Directed by Stephen Hopkins
Written by Joe Shrapnel and Anna Waterhouse
Starring: Stephan James, Jason Sudeikis, Jeremy Irons, Carice van Houten, and William Hurt
“Race” is a biopic of legendary Olympian Jesse Owens that makes full use of its double entendre-laced title, not all double entendres are risqué. All double entendres do have two meanings. The title “Race” refers to both a race that is run and race the social construct. The theme of race is one that runs throughout the entire film. Well, exploring racism in early 20th century America is expected of a movie taking place during this period, so “Race” would be no exception. The interesting thing about “Race” is that it subtly implies that Jim Crow is not too far removed from what the Nazis were doing. There is a scene in which Owens is talking with a German competitor and the German states that they are better off in America, and Owens implies that, at least from his perspective as an African American, they are not that much better off than in Germany. “Race” does avoid comparing Jim Crow to Nazism outright, but the implication that those two ideologies are not too far off from each other is prevalent in the subtext of the last half of the movie that takes place at the 1936 Berlin Olympics.
Owens played by Stephan James, who gives an excellent performance. James carries the movie from the starting gun to the finish line. James is not the only standout in the movie, Jason Sudeikis, who plays Owens coach from Ohio State University, also delivers a strong performance. The scenes that Sudeikis and James share together are the highlights of the movie. James and Sudeikis had fantastic chemistry together.

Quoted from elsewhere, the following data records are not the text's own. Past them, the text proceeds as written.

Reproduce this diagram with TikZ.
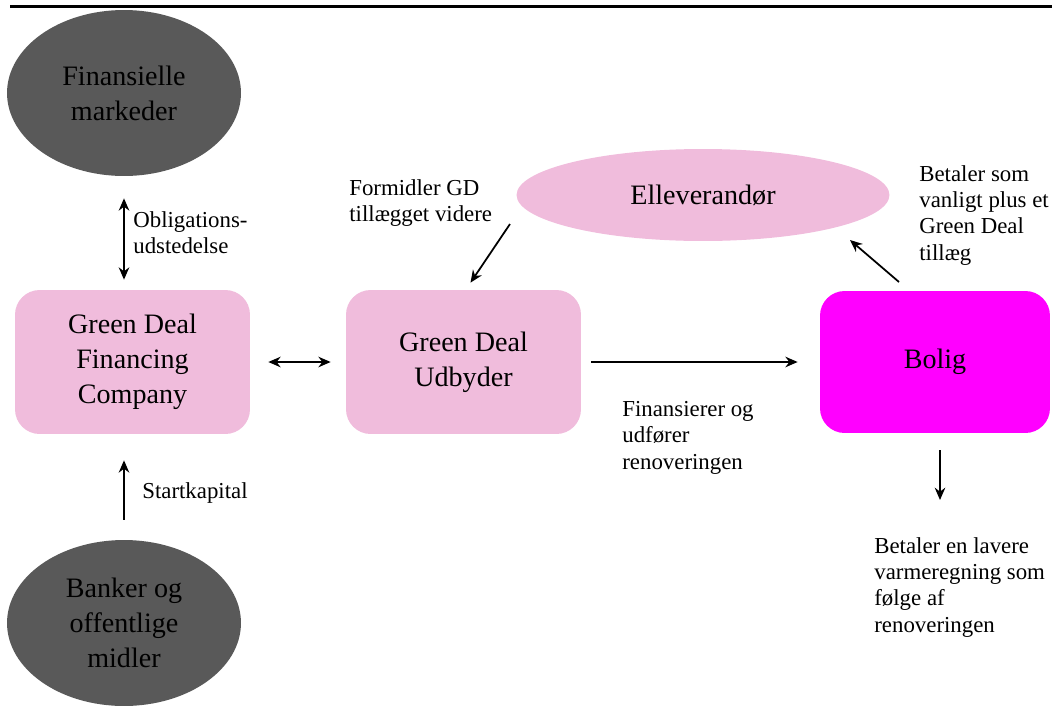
\documentclass[tikz,border=0pt]{standalone}
\usepackage{fontspec}
\setmainfont{Liberation Serif}
\usepackage{xcolor}
\definecolor{gdpink}{RGB}{240,188,220}
\definecolor{gdgray}{RGB}{89,89,89}
\definecolor{gdmagenta}{RGB}{255,0,255}
\usetikzlibrary{positioning,arrows.meta,shapes.geometric}
\newcommand{\boxfont}{\fontsize{16}{19.8}\selectfont}
\newcommand{\lblfont}{\fontsize{13}{15}\selectfont}

\begin{document}
\begin{tikzpicture}[
    x=0.02cm, y=-0.02cm,
    box/.style={rounded corners=14pt, align=center, inner sep=0pt,
                font=\boxfont, minimum width=4.7cm, minimum height=2.88cm},
    actor/.style={box, fill=gdpink},
    home/.style={box, fill=gdmagenta, minimum width=4.6cm,
                 minimum height=2.84cm},
    source/.style={ellipse, fill=gdgray, inner sep=0pt, align=center,
                   font=\boxfont, minimum width=4.68cm, minimum height=3.32cm},
    supplier/.style={ellipse, fill=gdpink, inner sep=0pt, font=\boxfont,
                     minimum width=7.46cm, minimum height=1.84cm},
    arr/.style={-{Stealth[length=7pt,width=6pt]}, line width=1pt},
    darr/.style={arr, {Stealth[length=7pt,width=6pt]}-{Stealth[length=7pt,width=6pt]}},
    lbl/.style={font=\lblfont, align=left, anchor=north west, inner sep=0pt},
]
\useasboundingbox (0,0) rectangle (1052,707);

% title rule
\draw[line width=0.06cm] (10,6) -- (1052,6);

% --- NODES ---
\node[source] (fm) at (124,93) {Finansielle\\markeder};
\node[source] (bank) at (124,623) {Banker og\\offentlige\\midler};

\node[actor] (gdfc) at (132.5,362) {Green Deal\\Financing\\Company};
\node[actor] (gdu) at (463.5,362) {Green Deal\\Udbyder};
\node[home] (bolig) at (935,362) {Bolig};

\node[supplier] (el) at (703,195) {Elleverandør};

% --- LABELS ---
\node[lbl] (lobl) at (133,211) {Obligations-\\udstedelse};
\node[lbl] (lstart) at (142,482) {Startkapital};
\node[lbl] (lform) at (349,179) {Formidler GD\\tillægget videre};
\node[lbl] (lbet) at (919,165) {Betaler som\\vanligt plus et\\Green Deal\\tillæg};
\node[lbl] (lfin) at (622,401) {Finansierer og\\udfører\\renoveringen};
\node[lbl] (llav) at (874,537) {Betaler en lavere\\varmeregning som\\følge af\\renoveringen};

% --- ARROWS ---
\coordinate (fstart) at (510,224);
\coordinate (bend) at (850,240);
\coordinate (bstart) at (899,282);
\coordinate (ldown) at (940,500);

\draw[darr, shorten <=0.44cm, shorten >=0.2cm] (fm.south) -- (fm.south |- gdfc.north);
\draw[arr, shorten <=0.4cm, shorten >=0.52cm] (bank.north) -- (bank.north |- gdfc.south);

\draw[darr, shorten <=0.36cm, shorten >=0.3cm] (gdfc.east) -- (gdu.west);
\draw[arr, shorten <=0.2cm, shorten >=0.44cm] (gdu.east) -- (bolig.west);

\draw[arr] (fstart) -- ([shift={(7,-7)}]gdu.north);
\draw[arr] (bstart) -- (bend);
\draw[arr, shorten <=0.34cm] (bolig.south -| ldown) -- (ldown);

\end{tikzpicture}
\end{document}
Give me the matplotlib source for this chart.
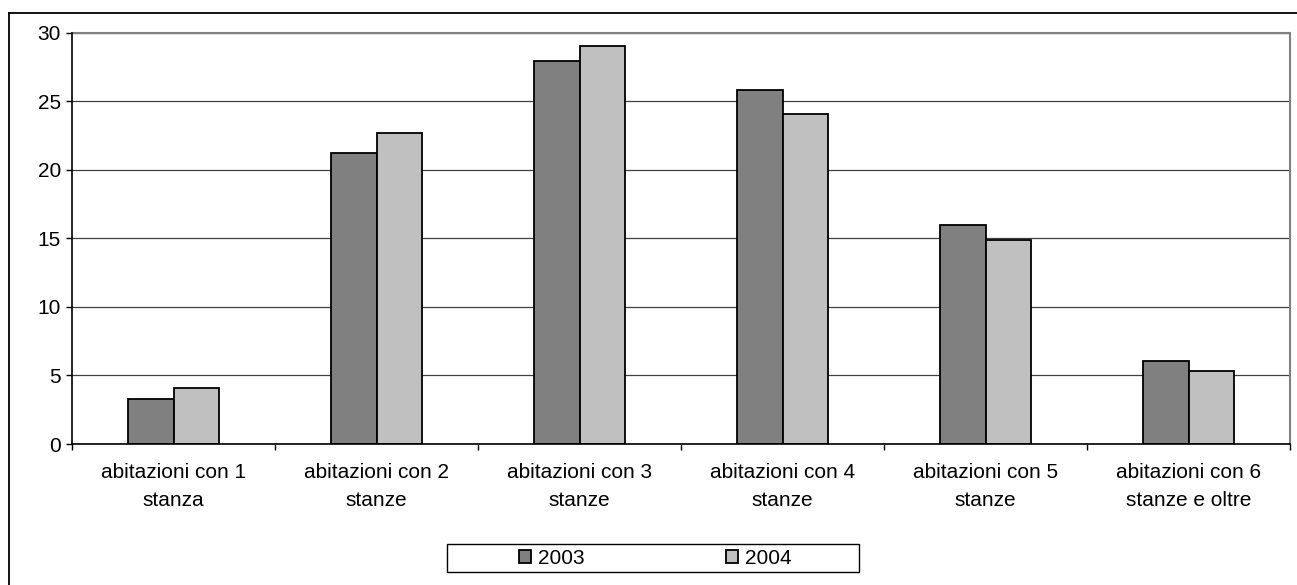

At 134 minutes the movie does feel a little long. There are things that can be cut from the movie between the 1935 Ann Arbor Big Ten track meet and the Olympics. The Ann Arbor meet is an important part of Owens’ story; there he set three world records in 45 minutes. And when talking about Jesse Owens you need to talk about the 1936 Olympics. After the Ann Abor meet everything that does not have to do with the Olympics is not necessary, and all it does is drag out the movie.
“Race” is a great sports movie and a decent biopic, but it is not as great as its ambitions are. The movie has great subtext about race in America, but like “Unbroken” the film surrounding these ambitions is not on the level that it could – or – should have been. Between the subtext and the strong performances, “Race” is more than worth the watch.